**What needs to be done**
Copy every line of the data that contains the string "this".

**Records provided**
>> Start

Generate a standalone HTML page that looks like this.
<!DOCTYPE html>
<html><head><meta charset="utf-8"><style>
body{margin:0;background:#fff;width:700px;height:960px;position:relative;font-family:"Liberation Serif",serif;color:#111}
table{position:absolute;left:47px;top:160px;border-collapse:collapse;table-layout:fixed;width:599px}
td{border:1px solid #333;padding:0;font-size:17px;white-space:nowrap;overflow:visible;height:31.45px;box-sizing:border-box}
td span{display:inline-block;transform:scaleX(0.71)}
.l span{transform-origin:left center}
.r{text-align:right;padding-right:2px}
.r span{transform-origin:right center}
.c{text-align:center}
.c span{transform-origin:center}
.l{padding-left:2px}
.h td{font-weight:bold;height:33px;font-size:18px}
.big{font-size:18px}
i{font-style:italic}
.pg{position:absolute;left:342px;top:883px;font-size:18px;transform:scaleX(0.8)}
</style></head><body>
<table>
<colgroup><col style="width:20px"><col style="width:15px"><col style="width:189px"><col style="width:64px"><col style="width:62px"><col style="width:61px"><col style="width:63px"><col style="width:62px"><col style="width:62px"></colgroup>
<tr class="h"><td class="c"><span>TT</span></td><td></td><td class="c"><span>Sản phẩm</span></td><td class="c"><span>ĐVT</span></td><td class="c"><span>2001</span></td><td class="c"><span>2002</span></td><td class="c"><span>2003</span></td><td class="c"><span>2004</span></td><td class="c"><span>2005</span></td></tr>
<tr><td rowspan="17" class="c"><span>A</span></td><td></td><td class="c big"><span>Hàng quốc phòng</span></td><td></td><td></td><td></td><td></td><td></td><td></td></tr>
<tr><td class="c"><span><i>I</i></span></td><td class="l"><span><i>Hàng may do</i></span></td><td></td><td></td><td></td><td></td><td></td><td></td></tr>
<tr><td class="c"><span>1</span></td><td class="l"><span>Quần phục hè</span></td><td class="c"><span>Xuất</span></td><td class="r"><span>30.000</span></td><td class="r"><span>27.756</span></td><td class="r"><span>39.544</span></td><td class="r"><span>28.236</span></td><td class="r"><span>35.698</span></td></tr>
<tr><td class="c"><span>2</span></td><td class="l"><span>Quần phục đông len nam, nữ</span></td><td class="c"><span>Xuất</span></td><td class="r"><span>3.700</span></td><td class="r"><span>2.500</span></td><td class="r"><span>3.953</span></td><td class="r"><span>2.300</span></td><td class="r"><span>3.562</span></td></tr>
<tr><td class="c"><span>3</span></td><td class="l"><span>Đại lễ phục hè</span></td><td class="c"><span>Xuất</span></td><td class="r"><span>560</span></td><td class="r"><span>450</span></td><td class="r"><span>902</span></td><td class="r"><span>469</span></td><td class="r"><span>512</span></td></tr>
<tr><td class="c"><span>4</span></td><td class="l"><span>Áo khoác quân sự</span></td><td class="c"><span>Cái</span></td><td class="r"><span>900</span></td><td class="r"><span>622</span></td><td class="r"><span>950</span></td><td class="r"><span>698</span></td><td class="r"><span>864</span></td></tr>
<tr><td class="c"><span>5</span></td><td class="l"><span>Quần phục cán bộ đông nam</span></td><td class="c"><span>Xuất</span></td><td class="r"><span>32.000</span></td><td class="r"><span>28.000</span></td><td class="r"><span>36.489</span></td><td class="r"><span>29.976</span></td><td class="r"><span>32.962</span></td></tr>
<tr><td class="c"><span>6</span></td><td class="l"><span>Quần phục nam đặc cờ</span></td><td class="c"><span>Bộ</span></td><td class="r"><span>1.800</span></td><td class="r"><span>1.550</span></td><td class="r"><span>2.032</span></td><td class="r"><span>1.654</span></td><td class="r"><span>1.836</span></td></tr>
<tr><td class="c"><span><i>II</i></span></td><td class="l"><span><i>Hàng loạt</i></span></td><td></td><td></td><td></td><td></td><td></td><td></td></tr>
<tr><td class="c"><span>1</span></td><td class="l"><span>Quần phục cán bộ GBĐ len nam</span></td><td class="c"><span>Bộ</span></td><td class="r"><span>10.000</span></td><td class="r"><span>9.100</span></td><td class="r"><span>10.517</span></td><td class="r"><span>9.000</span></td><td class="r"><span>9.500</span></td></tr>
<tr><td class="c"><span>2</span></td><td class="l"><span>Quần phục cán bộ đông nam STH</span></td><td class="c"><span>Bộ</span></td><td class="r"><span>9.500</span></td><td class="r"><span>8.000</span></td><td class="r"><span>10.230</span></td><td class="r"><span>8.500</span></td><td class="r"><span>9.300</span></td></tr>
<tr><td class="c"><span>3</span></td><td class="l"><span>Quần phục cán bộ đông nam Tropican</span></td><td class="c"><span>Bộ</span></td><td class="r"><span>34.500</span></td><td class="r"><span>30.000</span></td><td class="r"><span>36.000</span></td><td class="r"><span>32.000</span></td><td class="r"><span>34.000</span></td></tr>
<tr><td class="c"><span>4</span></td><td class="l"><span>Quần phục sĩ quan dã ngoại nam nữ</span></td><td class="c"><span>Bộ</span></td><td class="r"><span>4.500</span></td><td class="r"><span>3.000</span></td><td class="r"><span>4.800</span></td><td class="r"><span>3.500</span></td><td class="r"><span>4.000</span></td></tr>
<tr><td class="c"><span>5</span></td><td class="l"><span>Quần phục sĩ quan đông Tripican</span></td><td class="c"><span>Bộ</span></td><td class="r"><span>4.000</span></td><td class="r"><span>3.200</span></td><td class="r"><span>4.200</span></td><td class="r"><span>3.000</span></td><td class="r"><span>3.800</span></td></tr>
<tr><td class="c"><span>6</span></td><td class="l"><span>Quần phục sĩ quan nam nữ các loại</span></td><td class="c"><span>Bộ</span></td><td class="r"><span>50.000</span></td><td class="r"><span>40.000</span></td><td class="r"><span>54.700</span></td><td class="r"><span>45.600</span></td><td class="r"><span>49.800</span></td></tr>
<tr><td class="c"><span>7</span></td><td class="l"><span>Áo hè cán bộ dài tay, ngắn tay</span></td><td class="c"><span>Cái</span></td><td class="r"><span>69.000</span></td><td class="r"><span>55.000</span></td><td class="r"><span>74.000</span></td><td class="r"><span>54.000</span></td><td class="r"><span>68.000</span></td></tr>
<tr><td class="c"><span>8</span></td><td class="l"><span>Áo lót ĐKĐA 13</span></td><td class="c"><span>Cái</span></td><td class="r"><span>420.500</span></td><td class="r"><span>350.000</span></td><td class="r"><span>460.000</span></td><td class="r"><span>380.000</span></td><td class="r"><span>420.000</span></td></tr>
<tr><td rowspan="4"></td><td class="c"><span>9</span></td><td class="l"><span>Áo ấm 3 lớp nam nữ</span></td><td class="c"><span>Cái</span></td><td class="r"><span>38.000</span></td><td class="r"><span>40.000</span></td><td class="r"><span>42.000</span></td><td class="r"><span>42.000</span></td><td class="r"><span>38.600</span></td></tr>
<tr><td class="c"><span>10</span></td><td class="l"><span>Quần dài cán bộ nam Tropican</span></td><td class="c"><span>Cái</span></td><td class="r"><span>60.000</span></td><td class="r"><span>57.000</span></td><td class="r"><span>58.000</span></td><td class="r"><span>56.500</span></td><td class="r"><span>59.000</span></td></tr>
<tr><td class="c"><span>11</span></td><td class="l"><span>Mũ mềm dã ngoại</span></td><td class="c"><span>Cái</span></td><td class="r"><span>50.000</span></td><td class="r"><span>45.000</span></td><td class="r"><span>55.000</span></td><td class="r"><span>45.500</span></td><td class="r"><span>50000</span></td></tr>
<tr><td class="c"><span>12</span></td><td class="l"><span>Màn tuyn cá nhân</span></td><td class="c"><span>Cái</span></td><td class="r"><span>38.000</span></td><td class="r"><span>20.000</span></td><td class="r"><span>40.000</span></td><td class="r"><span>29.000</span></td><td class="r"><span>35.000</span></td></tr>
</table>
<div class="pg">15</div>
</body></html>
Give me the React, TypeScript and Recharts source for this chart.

>> End

**The result**
Generate a standalone HTML page that looks like this.
Give me the React, TypeScript and Recharts source for this chart.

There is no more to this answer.